Во время этого разговора Геббельс вспомнил хорошо известный случай, когда он читал Гитлеру хроники Карлейля о Семилетней войне. Когда он упомянул о смерти русской императрицы Елизаветы, в результате которой судьба совершила неожиданный поворот, так называемое «чудо дома Бранденбургов», из глаз Гитлера вдруг потекли слезы.
Дальнейшие предложения Шверина фон Крозига показывают масштабы, в которых он и многие другие все еще были склонны к иллюзиям. Он верил, что у Германии все еще имеются и средства, и возможности для того, чтобы оказывать влияние на членов вражеской коалиции.

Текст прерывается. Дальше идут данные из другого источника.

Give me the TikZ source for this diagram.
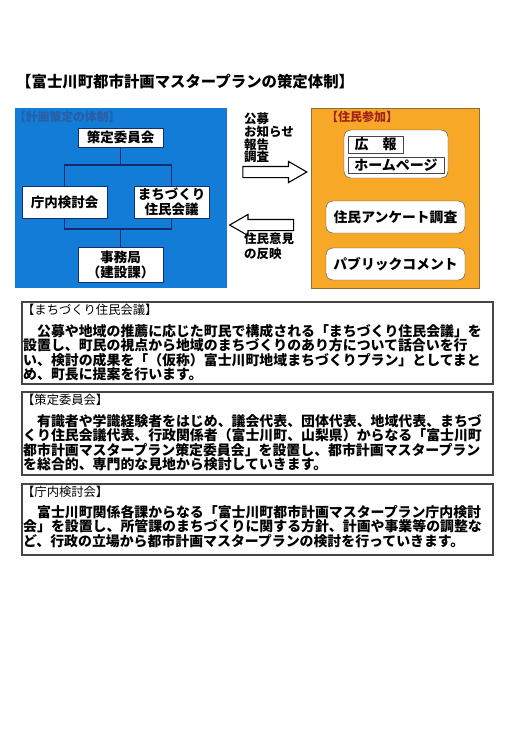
\documentclass[tikz,border=0pt]{standalone}
\usepackage{fontspec}
\setmainfont{Noto Sans CJK JP}
\usepackage{tikz}
\usetikzlibrary{shapes.arrows}

\definecolor{planblue}{RGB}{18,124,214}
\definecolor{navyline}{RGB}{20,45,110}
\definecolor{headblue}{RGB}{40,95,165}
\definecolor{resorange}{RGB}{247,168,38}
\definecolor{headred}{RGB}{160,35,25}
\definecolor{frame}{RGB}{70,70,70}

\begin{document}
\begin{tikzpicture}
[x=1pt,y=-1pt,
 wbox/.style={draw=navyline,fill=white,inner sep=0pt,align=center,font=\fontsize{13.5}{15}\bfseries},
 rbox/.style={draw=frame,fill=white,rounded corners=7pt,inner sep=0pt,align=center,font=\fontsize{13.8}{15}\bfseries},
 sbox/.style={draw=frame,fill=white,inner sep=0pt,font=\fontsize{14}{15}\bfseries},
 tline/.style={draw=navyline,line width=1.4pt},
 bigarrow/.style={single arrow,draw=black,fill=white,line width=1.1pt,minimum height=64pt,minimum width=20pt,
   inner sep=5pt,single arrow head extend=5pt,single arrow tip angle=60},
 heading/.style={anchor=west,inner sep=0pt,font=\fontsize{12.3}{14}\selectfont},
 bodytext/.style={anchor=north west,inner sep=0pt,align=left,font=\fontsize{13.9}{12.7}\bfseries}]
\useasboundingbox[fill=white] (0,0) rectangle (529,748);

\node[anchor=west,inner sep=0pt,font=\fontsize{15.4}{17}\bfseries] (title) at (16,82)
  {【富士川町都市計画マスタープランの策定体制】};

% planning side
\fill[planblue] (15,108) rectangle (227,288);
\node[heading,text=headblue,font=\fontsize{11.8}{13}\bfseries] (planhead) at (14,117) {【計画策定の体制】};
\node[wbox,minimum width=85pt,minimum height=19pt] (iinkai) at (120.5,137.5) {策定委員会};
\node[wbox,minimum width=85pt,minimum height=32pt] (chonai) at (64.5,202) {庁内検討会};
\node[wbox,minimum width=75pt,minimum height=32pt] (kaigi) at (171.5,202) {まちづくり\\住民会議};
\node[wbox,minimum width=85pt,minimum height=35pt] (jimu) at (120.5,264.5) {事務局\\（建設課）};
\coordinate (upper) at (120.5,165);
\coordinate (lower) at (120.5,229);
\draw[tline] (iinkai.south) -- (upper);
\draw[tline] (chonai.north) |- (upper) -| (kaigi.north);
\draw[tline] (chonai.south) |- (lower) -| (kaigi.south);
\draw[tline] (lower) -- (jimu.north);

% arrows between the two sides
\node[anchor=north west,inner sep=0pt,align=left,font=\fontsize{12.5}{12.7}\bfseries] (outlabel) at (244,113)
  {公募\\お知らせ\\報告\\調査};
\node[bigarrow] (toresident) at (270,172) {};
\node[bigarrow,shape border rotate=180] (toplan) at (266.5,225) {};
\node[anchor=north west,inner sep=0pt,align=left,font=\fontsize{12.5}{14.5}\bfseries] (inlabel) at (244,233)
  {住民意見\\の反映};

% resident side
\fill[resorange] (311,108) rectangle (479,288);
\draw[frame!60!resorange] (311,108) rectangle (479,288);
\node[heading,text=headred,font=\fontsize{12}{13}\bfseries] (reshead) at (326,117) {【住民参加】};
\node[rbox,minimum width=104pt,minimum height=48pt] (kohogroup) at (396,154) {};
\node[sbox,minimum width=55pt,minimum height=17pt] (koho) at (375.5,144.5) {広　報};
\node[sbox,minimum width=96pt,minimum height=16pt] (homepage) at (396,165) {ホームページ};
\node[rbox,minimum width=139pt,minimum height=32pt] (enquete) at (395.5,217) {住民アンケート調査};
\node[rbox,minimum width=139pt,minimum height=32pt] (pubcom) at (395.5,264) {パブリックコメント};

% explanations
\draw[frame,line width=1.2pt] (22,302) rectangle (493,384);
\node[heading] (headkaigi) at (22,310) {【まちづくり住民会議】};
\node[bodytext] (textkaigi) at (23,324)
  {　公募や地域の推薦に応じた町民で構成される「まちづくり住民会議」を\\
   設置し、町民の視点から地域のまちづくりのあり方について話合いを行\\
   い、検討の成果を「（仮称）富士川町地域まちづくりプラン」としてまと\\
   め、町長に提案を行います。};

\draw[frame,line width=1.2pt] (22,392) rectangle (493,475);
\node[heading] (headiinkai) at (22,400) {【策定委員会】};
\node[bodytext] (textiinkai) at (23,414)
  {　有識者や学識経験者をはじめ、議会代表、団体代表、地域代表、まちづ\\
   くり住民会議代表、行政関係者（富士川町、山梨県）からなる「富士川町\\
   都市計画マスタープラン策定委員会」を設置し、都市計画マスタープラン\\
   を総合的、専門的な見地から検討していきます。};

\draw[frame,line width=1.2pt] (22,484) rectangle (493,555);
\node[heading] (headchonai) at (22,492) {【庁内検討会】};
\node[bodytext] (textchonai) at (23,505)
  {　富士川町関係各課からなる「富士川町都市計画マスタープラン庁内検討\\
   会」を設置し、所管課のまちづくりに関する方針、計画や事業等の調整な\\
   ど、行政の立場から都市計画マスタープランの検討を行っていきます。};
\end{tikzpicture}
\end{document}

Что касается России, фон Крозиг расценивал добровольческие дивизии под командованием русского генерала Власова (взятого в плен и использованного немцами для формирования антирусских боевых соединений) как «одну из самых сильных козырных карт, которые у нас пока есть в нашей колоде, не столько в плане их военной мощи, сколько из-за пропагандистского влияния, которое они, вероятно, могут оказывать на русского солдата, особенно в случае военных неудач большевиков. Русские уже устали от войны; если нельзя будет гарантировать быстрого победоносного завершения войны и беспрепятственного грабежа и насилия, то брошенный в русские массы магический лозунг «Мир», весьма возможно, станет трубой, под чьим ревом рухнет советский Иерихон».